Adhesive felt pads are often placed on the feet of furniture on laminate floors to prevent scratching.

Inferior glueless laminate floors may gradually become separated, creating visible gaps between planks. It is important to "tap" the planks back together using the appropriate tool as gaps are noticed in order to prevent dirt filling the gaps, thus making it more difficult to put into place.

Quality glueless laminate floors use joining mechanisms which hold the planks together under constant tension which prevent dirt entering the joints and do not need "tapping" back together periodically.

==Advocacy==

The North American Laminate Flooring Association (NALFA) is a trade association of laminate flooring manufacturers and laminate flooring manufacturer suppliers in the United States and Canada. It is a standards developing organization accredited by the American National Standards Institute (ANSI) to develop voluntary consensus standards for laminate flooring materials, and it has established testing and performance criteria that are used in North America.

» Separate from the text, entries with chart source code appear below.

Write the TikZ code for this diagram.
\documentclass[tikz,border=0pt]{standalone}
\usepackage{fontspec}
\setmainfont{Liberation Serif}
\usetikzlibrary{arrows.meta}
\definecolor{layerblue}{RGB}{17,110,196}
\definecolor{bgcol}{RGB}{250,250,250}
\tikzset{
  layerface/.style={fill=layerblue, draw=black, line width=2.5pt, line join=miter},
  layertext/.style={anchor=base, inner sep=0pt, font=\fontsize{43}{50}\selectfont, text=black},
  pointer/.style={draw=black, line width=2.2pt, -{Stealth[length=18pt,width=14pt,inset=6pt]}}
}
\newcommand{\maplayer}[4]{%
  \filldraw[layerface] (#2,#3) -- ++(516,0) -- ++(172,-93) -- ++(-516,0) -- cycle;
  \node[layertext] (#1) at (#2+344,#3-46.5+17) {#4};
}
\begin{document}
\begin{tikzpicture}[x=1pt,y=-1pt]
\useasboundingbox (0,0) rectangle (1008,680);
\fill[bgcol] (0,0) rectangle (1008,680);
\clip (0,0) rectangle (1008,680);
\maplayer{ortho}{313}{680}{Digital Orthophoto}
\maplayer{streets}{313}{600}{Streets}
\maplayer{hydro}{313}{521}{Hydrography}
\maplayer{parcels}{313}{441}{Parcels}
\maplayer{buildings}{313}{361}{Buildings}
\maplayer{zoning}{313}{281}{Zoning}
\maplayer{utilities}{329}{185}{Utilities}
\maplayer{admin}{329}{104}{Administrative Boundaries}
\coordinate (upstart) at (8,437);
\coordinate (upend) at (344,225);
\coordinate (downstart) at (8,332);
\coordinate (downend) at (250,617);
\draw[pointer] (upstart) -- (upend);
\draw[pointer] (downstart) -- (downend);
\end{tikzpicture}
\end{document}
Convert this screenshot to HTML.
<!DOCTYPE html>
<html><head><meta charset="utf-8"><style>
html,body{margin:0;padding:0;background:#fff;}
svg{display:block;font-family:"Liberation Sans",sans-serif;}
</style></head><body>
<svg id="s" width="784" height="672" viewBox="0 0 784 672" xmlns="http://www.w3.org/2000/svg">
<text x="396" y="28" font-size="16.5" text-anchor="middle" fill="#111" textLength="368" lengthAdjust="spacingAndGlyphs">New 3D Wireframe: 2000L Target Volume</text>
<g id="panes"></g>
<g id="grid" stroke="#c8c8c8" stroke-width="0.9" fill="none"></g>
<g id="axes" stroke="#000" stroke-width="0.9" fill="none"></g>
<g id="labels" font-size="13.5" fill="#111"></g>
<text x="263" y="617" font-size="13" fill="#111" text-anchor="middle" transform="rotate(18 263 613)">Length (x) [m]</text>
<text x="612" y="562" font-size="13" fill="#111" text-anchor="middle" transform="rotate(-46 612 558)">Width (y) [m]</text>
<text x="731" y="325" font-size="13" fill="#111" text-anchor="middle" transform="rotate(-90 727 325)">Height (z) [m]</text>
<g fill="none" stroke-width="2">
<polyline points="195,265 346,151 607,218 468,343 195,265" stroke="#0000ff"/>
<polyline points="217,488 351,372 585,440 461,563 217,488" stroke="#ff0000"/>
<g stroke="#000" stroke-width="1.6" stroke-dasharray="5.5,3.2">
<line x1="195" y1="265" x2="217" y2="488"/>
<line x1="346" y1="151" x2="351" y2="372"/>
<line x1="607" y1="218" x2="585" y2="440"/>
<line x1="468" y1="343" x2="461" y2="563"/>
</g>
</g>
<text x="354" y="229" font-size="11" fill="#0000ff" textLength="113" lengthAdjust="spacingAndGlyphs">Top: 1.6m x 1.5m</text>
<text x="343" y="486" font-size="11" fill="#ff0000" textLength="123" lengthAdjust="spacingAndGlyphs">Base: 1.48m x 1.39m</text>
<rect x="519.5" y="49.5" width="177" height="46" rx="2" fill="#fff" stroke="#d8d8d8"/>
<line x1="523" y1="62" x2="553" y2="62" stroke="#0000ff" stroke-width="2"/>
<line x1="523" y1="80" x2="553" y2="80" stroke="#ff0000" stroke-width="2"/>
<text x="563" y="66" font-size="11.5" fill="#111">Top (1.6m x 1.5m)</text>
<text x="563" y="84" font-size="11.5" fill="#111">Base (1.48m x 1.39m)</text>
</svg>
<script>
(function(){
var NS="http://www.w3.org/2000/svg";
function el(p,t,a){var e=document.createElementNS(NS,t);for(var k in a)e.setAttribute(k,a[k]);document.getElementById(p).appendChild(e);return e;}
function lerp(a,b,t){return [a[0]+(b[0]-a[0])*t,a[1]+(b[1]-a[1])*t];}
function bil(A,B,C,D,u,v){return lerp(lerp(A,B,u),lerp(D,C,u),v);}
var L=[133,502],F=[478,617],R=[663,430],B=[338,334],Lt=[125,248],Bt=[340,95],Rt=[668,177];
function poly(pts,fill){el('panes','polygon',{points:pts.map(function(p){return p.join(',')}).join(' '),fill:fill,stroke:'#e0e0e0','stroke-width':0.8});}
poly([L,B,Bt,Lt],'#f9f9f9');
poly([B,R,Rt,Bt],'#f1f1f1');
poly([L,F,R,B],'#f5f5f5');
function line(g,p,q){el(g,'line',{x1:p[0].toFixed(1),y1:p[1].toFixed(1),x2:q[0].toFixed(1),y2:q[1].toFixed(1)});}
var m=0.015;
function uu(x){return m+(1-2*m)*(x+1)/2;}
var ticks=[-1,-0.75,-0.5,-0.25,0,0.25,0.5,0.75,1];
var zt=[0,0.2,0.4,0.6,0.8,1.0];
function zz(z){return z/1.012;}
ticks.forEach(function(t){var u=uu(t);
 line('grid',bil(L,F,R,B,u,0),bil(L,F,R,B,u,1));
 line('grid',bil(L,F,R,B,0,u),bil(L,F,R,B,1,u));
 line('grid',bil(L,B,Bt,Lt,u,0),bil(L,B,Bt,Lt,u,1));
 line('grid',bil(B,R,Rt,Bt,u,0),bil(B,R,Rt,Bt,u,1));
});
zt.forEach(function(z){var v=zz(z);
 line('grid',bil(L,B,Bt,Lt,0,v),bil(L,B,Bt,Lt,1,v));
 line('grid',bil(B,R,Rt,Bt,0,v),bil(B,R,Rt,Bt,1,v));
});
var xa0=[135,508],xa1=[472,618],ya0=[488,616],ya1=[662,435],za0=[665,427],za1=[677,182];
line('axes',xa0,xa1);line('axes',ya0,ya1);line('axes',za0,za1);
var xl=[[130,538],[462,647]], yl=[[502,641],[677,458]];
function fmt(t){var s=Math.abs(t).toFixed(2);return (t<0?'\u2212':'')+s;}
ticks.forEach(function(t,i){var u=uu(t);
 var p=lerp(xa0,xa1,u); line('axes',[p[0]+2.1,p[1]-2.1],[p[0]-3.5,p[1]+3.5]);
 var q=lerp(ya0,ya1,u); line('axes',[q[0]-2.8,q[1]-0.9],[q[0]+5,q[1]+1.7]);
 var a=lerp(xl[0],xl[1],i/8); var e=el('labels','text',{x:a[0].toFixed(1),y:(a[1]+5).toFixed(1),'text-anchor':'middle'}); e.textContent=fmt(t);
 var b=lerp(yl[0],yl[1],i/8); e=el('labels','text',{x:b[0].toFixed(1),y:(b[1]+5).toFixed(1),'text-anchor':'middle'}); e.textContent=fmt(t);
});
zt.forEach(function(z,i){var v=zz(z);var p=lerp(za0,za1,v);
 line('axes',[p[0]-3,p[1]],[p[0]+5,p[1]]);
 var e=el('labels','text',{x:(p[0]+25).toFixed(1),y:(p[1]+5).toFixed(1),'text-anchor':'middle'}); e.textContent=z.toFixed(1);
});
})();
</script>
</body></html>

NALFA issues a certification mark named the NALFA Certification Seal which signifies that the product has passed 10 performance tests, has been proven to meet these standards by an independent, third-party testing lab, and has been manufactured in North America. The certification review includes:
1. Static Load – Measures the ability of laminate flooring to resist residual indentation resulting from a static load.
2. Thickness Swell – Measures the ability of laminate flooring to resist increase in thickness after being exposed to water.
3. Light Resistance – Measures the ability of laminate flooring to retain its color when exposed to a light source having a frequency range approximating sunlight through window glass. It is not intended to show the resistance to continuous exposure to outdoor weathering conditions.
4. Cleanability and Stain Resistance – Measures both the ease of cleanability and stain resistance of laminate flooring to common household substances.
5. Large Ball Resistance – Measures the ability of laminate flooring to resist fracture due to impact by a large diameter ball.
6. Small Ball Resistance – Measures the ability of laminate flooring to resist fracture due to impact by a small diameter ball.
7. Water Resistance – Measures the ability of the surface of laminate flooring to resist abrasive wear through the décor layer.
8. Dimension Tolerance – Measures the dimensional variance between tiles of laminate flooring in a manufactured free standing (unrestricted) shape in respect to thickness, length, width, straightness and squareness.
9. Caster Chair Resistance – Specifies a method for determining the change of appearance and stability of a laminate floor, including joints, under the movement of a caster chair.
10. Surface Bond – Measures the force required to delaminate or split away the surface of laminate flooring plank or tile.

==Potential health effects and LEED status==
Laminate flooring is often made of melamine resin, a compound made with formaldehyde. The formaldehyde is more tightly bound in melamine formaldehyde (MF) than it is in urea-formaldehyde (UF), reducing emissions and potential health effects. Thus LEED v2.2's EQ Credit 4.4 precludes the use of UF, but allows the use of MF.

Laminated flooring is commonly used in LEED residential and commercial applications.

==History==

Laminate flooring was invented in 1977 by the Swedish company Perstorp, and sold under the brand name Pergo. They had been making floor surfaces since 1923. The company first marketed its product to Europe in 1984, and later to the United States in 1994. Perstorp spun off its flooring division as the separate company named Pergo, now a subsidiary of Mohawk Industries. Pergo is the most widely known laminate flooring manufacturer, but the trademark PERGO is not synonymous for all laminate floors.

Glueless laminate flooring was invented in 1996 by the Swedish company Välinge Aluminium (now Välinge Innovation) and sold under the names of Alloc and Fiboloc. However, a system for holding flooring panels together was also developed in parallel by the Belgian company Unilin released in 1997 and sold under the name of Quick-Step flooring.

The two companies have been in a great number of legal conflicts over the years, and today most, if not all glueless locking flooring is made under license from either Välinge, Unilin, or even a combination of both.